Q: How does CLIP work?
CLIP learns a joint embedding space for images and text using contrastive learning. It trains image encoder (ViT/ResNet) and text encoder (Transformer) on 400M image‑text pairs. At inference, it matches an image with the most similar text prompt.

请描述CLIP的训练过程——它的batch组成、损失函数的形式（InfoNCE）。另外，CLIP有什么明显的缺点？比如在细粒度任务（计数、属性识别）上为什么表现不佳？

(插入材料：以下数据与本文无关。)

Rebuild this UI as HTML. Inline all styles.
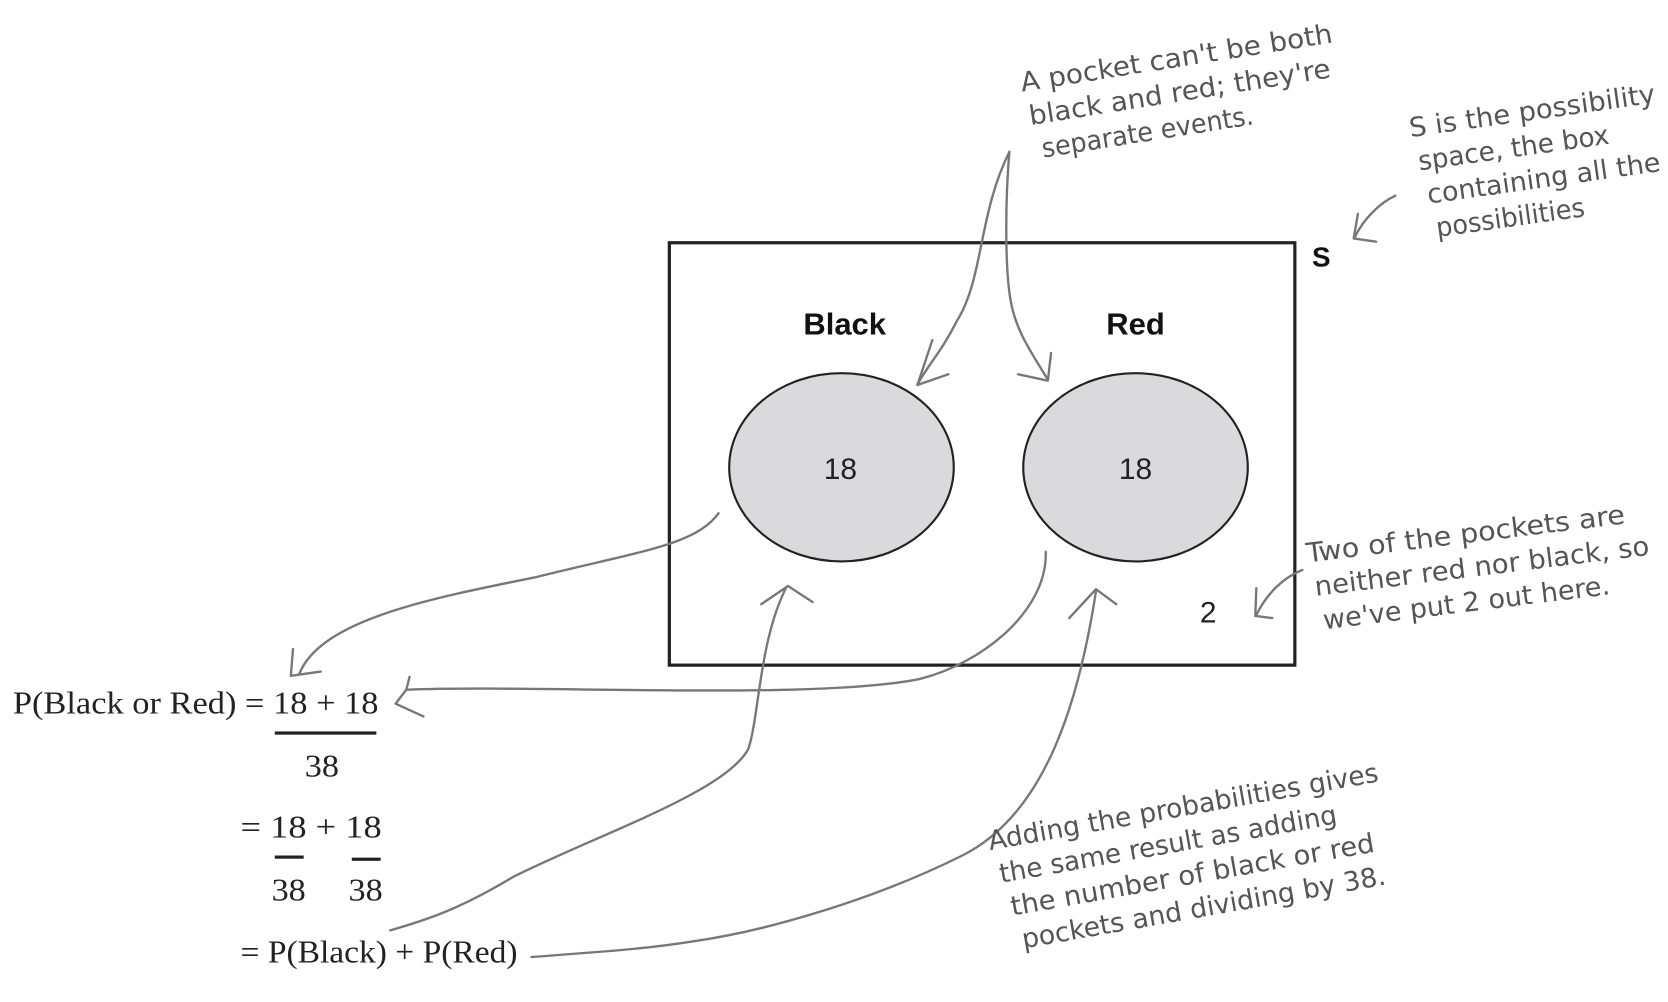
<!DOCTYPE html>
<html><head><meta charset="utf-8"><style>
html,body{margin:0;padding:0;background:#fff;width:1668px;height:1002px;overflow:hidden}
svg{display:block}
.hw{font-family:"DejaVu Sans Condensed","DejaVu Sans","Liberation Sans",sans-serif;fill:#555;font-size:25px}
.ar{fill:none;stroke:#777;stroke-width:2.2;stroke-linecap:round;stroke-linejoin:round}
.sf{font-family:"Liberation Serif",serif;font-size:30px;fill:#222}
</style></head><body>
<svg width="1668" height="1002" viewBox="0 0 1560 937" preserveAspectRatio="none">
<rect x="626" y="227" width="585" height="395" fill="none" stroke="#222" stroke-width="3"/>
<text x="1227" y="249" font-family="Liberation Sans,sans-serif" font-weight="bold" font-size="26" fill="#111">S</text>
<text x="790" y="313" text-anchor="middle" font-family="Liberation Sans,sans-serif" font-weight="bold" font-size="29" fill="#111">Black</text>
<text x="1062" y="313" text-anchor="middle" font-family="Liberation Sans,sans-serif" font-weight="bold" font-size="29" fill="#111">Red</text>
<ellipse cx="787" cy="437" rx="105" ry="88" fill="#dadadc" stroke="#222" stroke-width="2"/>
<ellipse cx="1062" cy="437" rx="105" ry="88" fill="#dadadc" stroke="#222" stroke-width="2"/>
<text x="786" y="448" text-anchor="middle" font-family="Liberation Sans,sans-serif" font-size="28" fill="#222">18</text>
<text x="1062" y="448" text-anchor="middle" font-family="Liberation Sans,sans-serif" font-size="28" fill="#222">18</text>
<text x="1130" y="582" text-anchor="middle" font-family="Liberation Sans,sans-serif" font-size="28" fill="#222">2</text>

<g>
<text class="sf" x="12" y="667" textLength="342" lengthAdjust="spacingAndGlyphs">P(Black or Red) = 18 + 18</text>
<rect x="257" y="684" width="95" height="3" fill="#222"/>
<text class="sf" x="285" y="726" textLength="32" lengthAdjust="spacingAndGlyphs">38</text>
<text class="sf" x="225" y="783" textLength="132" lengthAdjust="spacingAndGlyphs">= 18 + 18</text>
<rect x="257" y="800" width="27" height="3" fill="#222"/>
<rect x="329" y="802" width="27" height="3" fill="#222"/>
<text class="sf" x="254" y="842" textLength="32" lengthAdjust="spacingAndGlyphs">38</text>
<text class="sf" x="326" y="842" textLength="32" lengthAdjust="spacingAndGlyphs">38</text>
<text class="sf" x="225" y="900" textLength="259" lengthAdjust="spacingAndGlyphs">= P(Black) + P(Red)</text>
</g>

<g>
<path class="ar" d="M944 142 C915 200 920 260 895 300 C880 330 865 345 858 360"/>
<path class="ar" d="M872 318 L858 360 L887 350"/>
<path class="ar" d="M944 142 C940 190 940 250 945 280 C950 310 965 330 980 355"/>
<path class="ar" d="M983 330 L980 356 L952 350"/>
<path class="ar" d="M1305 183 C1290 190 1275 205 1267 222"/>
<path class="ar" d="M1270 200 L1266 223 L1287 226"/>
<path class="ar" d="M1218 533 C1200 540 1185 555 1175 575"/>
<path class="ar" d="M1175 550 L1174 576 L1190 578"/>
<path class="ar" d="M672 480 C650 510 600 515 500 540 C400 560 300 580 280 630"/>
<path class="ar" d="M274 607 L272 632 L300 628"/>
<path class="ar" d="M978 516 C980 570 920 620 860 635 C760 655 500 640 380 645"/>
<path class="ar" d="M380 645 L370 658 L396 670 M380 645 L383 633"/>
<path class="ar" d="M365 870 C400 860 430 850 480 820 C560 780 680 740 700 700 C710 670 710 600 735 550"/>
<path class="ar" d="M712 565 L737 548 L760 563"/>
<path class="ar" d="M497 895 C560 890 600 888 650 880 C720 870 820 840 900 800 C980 760 1010 650 1025 553"/>
<path class="ar" d="M1000 578 L1025 551 L1044 565"/>
</g>

<g class="hw" transform="rotate(-9 960 80)">
<text x="955" y="85" textLength="295" lengthAdjust="spacingAndGlyphs">A pocket can't be both</text>
<text x="958" y="117" textLength="285" lengthAdjust="spacingAndGlyphs">black and red; they're</text>
<text x="965" y="149" textLength="200" lengthAdjust="spacingAndGlyphs">separate events.</text>
</g>
<g class="hw" transform="rotate(-8 1320 120)">
<text x="1318" y="128" textLength="232" lengthAdjust="spacingAndGlyphs">S is the possibility</text>
<text x="1322" y="160" textLength="180" lengthAdjust="spacingAndGlyphs">space, the box</text>
<text x="1326" y="192" textLength="220" lengthAdjust="spacingAndGlyphs">containing all the</text>
<text x="1330" y="224" textLength="140" lengthAdjust="spacingAndGlyphs">possibilities</text>
</g>
<g class="hw" transform="rotate(-7 1222 520)">
<text x="1222" y="526" textLength="300" lengthAdjust="spacingAndGlyphs">Two of the pockets are</text>
<text x="1226" y="558" textLength="315" lengthAdjust="spacingAndGlyphs">neither red nor black, so</text>
<text x="1230" y="590" textLength="270" lengthAdjust="spacingAndGlyphs">we've put 2 out here.</text>
</g>
<g class="hw" transform="rotate(-10 925 790)">
<text x="925" y="795" textLength="370" lengthAdjust="spacingAndGlyphs">Adding the probabilities gives</text>
<text x="930" y="827" textLength="320" lengthAdjust="spacingAndGlyphs">the same result as adding</text>
<text x="935" y="859" textLength="345" lengthAdjust="spacingAndGlyphs">the number of black or red</text>
<text x="940" y="891" textLength="345" lengthAdjust="spacingAndGlyphs">pockets and dividing by 38.</text>
</g>
</svg>
</body></html>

请说明LLaVA（Large Language and Vision Assistant）的核心架构。它有哪些训练阶段？每个阶段分别冻结/更新哪些模块？（例如：视觉编码器、MLP连接器、LLM）。如果你来改进LLaVA，你会怎么做？

应用

Q: How do you optimize a PyTorch model for deployment?
Export to ONNX, then convert to TensorRT or TFLite. Apply quantization (INT8), layer fusion, and remove unused operations. On NPU, use vendor SDK (e.g., Huawei HiAI).